Economy
EPA to Ease Vehicle Emissions Standards, But at What Cost?
Written by Tim Triplett
April 9, 2018
EPA Administrator Scott Pruitt announced last week that the agency plans to roll back the Obama-era standards for fuel efficiency and greenhouse gas emissions. The Obama administration’s goals “don’t comport with reality and are too high,” Pruitt said. Offering no details of the plan, he added, “The EPA will set a national standard for greenhouse gas emissions that allows auto manufacturers to make cars that people both want and can afford — while still expanding environmental and safety benefits of newer cars.”
Environmental advocates are preparing for the worst. “Just what you’d expect from a climate-change denier like Pruitt,” they lament. “Putting auto industry profits above public health.
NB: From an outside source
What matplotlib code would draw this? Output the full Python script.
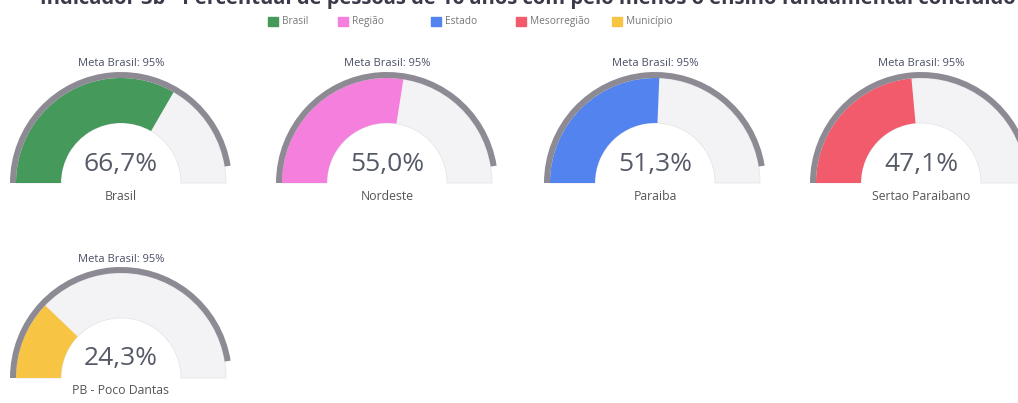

It’s despicable,” they say.
But the issue is hardly that simple. It’s not a question of whether we need a strong auto industry or good air quality. It’s a question of where we draw the line, as a society, to achieve acceptable levels of both.
The Obama administration appears to have taken the Robert Browning approach to regulation: “A man’s reach should exceed his grasp.” Set standards that seem impossibly high, so the industry will give its all to attain them. But that is not always the best course of action. Just ask the man on the flying trapeze. What the auto companies have achieved in making vehicles lighter and more fuel efficient is nothing short of amazing, but they are in danger of falling flat on their faces.
Automakers have been struggling to meet the current regulations that call for a fleetwide fuel economy average of more than 50 miles per gallon by 2025. Without drawing on credits, some would already be out of compliance and facing enormous fines.
So, is the EPA’s announcement a positive step to set a mark the industry may actually be able to achieve, or does it threaten to undermine the environmental progress that has been made? Tough vehicle emissions standards have driven innovation in automotive design, including the development of advanced high-strength steels. Will relaxing the standards have the opposite effect and steal some of the urgency from R&D?
“Absolutely not,” says Jody Hall, vice president of automotive for the Steel Market Development Institute. The steel industry has been working with its customers in the auto sector to make vehicles lighter and safer since the 1970s. That collaboration will undoubtedly continue.
Keep in mind that auto manufacturing is a global market. U.S. carmakers need to be able to sell their products to countries in Europe and other parts of the world that have even stricter emissions standards. “Our standards are influenced by standards in foreign countries,” Hall notes, “although they don’t drive trucks there like we do here.”
The timing of the EPA’s announcement also blunts its impact. Any changes in the standards would not take effect until the 2022-25 model years. Those vehicles are already being designed and engineered today. “Automakers are really focused on the original targeted numbers because they can’t afford to wait,” Hall says.
Steel may benefit disproportionately from an easing of the mileage standards by the EPA. If the car companies can hit the new targets using advanced high-strength steels, they have less incentive to use more expensive materials such as aluminum. SMDI maintains that steel offers the best value for the consumer and the environment when factoring in steel’s recyclability and the environmental impact of producing alternative materials such as aluminum and carbon fiber.
Brett Smith of the Center for Automotive Research said the EPA has not disclosed details of the new standards, which will be announced sometime later this year. “They determined that the Obama-era law is not viable and not good for the country and they are going to reassess. Most likely decreasing the standards, most likely significantly, but we don’t know.”
Relatively few Americans will be up in arms over a weakening of environmental standards for automobiles. “Mass market consumers in the United States don’t seem interested in spending their money on fuel-efficiency technologies, even if it saves them money over the lifetime of their vehicles. They would rather spend it on heated seats and entertainment packages. That is a challenge for the auto industry,” Smith said.
If the U.S. really becomes less stringent on emissions than other countries, vehicles can be made and sold more cheaply. Carmakers and their customers will be happy. On the other hand, if the U.S. becomes a backwater in terms of technology, companies will relocate their R&D to other markets. “If we become a low-tech market, we lose the high-tech manufacturing and the high-tech jobs. Both scenarios are possible, and probably some mix of that will happen,” Smith said.
Ultimately, it’s not just about the cost of the car, but the cost to society of safeguarding the quality of the air we all breath. “The current administration has a very different estimate of the social cost of driving these vehicles,” Smith said.